* **PROBLEM REQUIREMENTS**: Output, word for word, every line from the start of the listing down to and including the line that contains "color=BAR_COLOR, fontsize=20)"; include nothing else.

* **SOURCE MATERIAL**:
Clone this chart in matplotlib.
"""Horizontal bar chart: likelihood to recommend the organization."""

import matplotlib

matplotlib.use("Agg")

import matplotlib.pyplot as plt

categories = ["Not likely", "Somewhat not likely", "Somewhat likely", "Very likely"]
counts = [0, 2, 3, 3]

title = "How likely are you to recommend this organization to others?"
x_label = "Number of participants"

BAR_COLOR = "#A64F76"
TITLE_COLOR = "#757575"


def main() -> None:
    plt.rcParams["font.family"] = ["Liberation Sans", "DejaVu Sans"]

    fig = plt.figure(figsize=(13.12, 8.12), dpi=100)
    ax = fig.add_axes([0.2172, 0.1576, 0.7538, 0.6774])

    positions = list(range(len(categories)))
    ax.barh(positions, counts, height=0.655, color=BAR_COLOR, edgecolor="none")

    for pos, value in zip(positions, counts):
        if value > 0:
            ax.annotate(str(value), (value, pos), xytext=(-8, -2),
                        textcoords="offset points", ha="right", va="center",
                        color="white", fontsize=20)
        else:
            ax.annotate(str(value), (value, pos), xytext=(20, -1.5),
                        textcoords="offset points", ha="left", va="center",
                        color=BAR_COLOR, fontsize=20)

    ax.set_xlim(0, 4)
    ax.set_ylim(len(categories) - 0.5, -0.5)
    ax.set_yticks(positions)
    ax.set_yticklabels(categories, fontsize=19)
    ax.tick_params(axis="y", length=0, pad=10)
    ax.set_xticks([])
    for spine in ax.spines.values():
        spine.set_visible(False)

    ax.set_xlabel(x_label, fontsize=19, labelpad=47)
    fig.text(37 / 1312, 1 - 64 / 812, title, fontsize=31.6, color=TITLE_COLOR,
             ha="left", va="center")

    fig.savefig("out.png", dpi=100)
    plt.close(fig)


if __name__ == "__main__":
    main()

* **OUTPUT BELOW**:
Clone this chart in matplotlib.
"""Horizontal bar chart: likelihood to recommend the organization."""

import matplotlib

matplotlib.use("Agg")

import matplotlib.pyplot as plt

categories = ["Not likely", "Somewhat not likely", "Somewhat likely", "Very likely"]
counts = [0, 2, 3, 3]

title = "How likely are you to recommend this organization to others?"
x_label = "Number of participants"

BAR_COLOR = "#A64F76"
TITLE_COLOR = "#757575"


def main() -> None:
    plt.rcParams["font.family"] = ["Liberation Sans", "DejaVu Sans"]

    fig = plt.figure(figsize=(13.12, 8.12), dpi=100)
    ax = fig.add_axes([0.2172, 0.1576, 0.7538, 0.6774])

    positions = list(range(len(categories)))
    ax.barh(positions, counts, height=0.655, color=BAR_COLOR, edgecolor="none")

    for pos, value in zip(positions, counts):
        if value > 0:
            ax.annotate(str(value), (value, pos), xytext=(-8, -2),
                        textcoords="offset points", ha="right", va="center",
                        color="white", fontsize=20)
        else:
            ax.annotate(str(value), (value, pos), xytext=(20, -1.5),
                        textcoords="offset points", ha="left", va="center",
                        color=BAR_COLOR, fontsize=20)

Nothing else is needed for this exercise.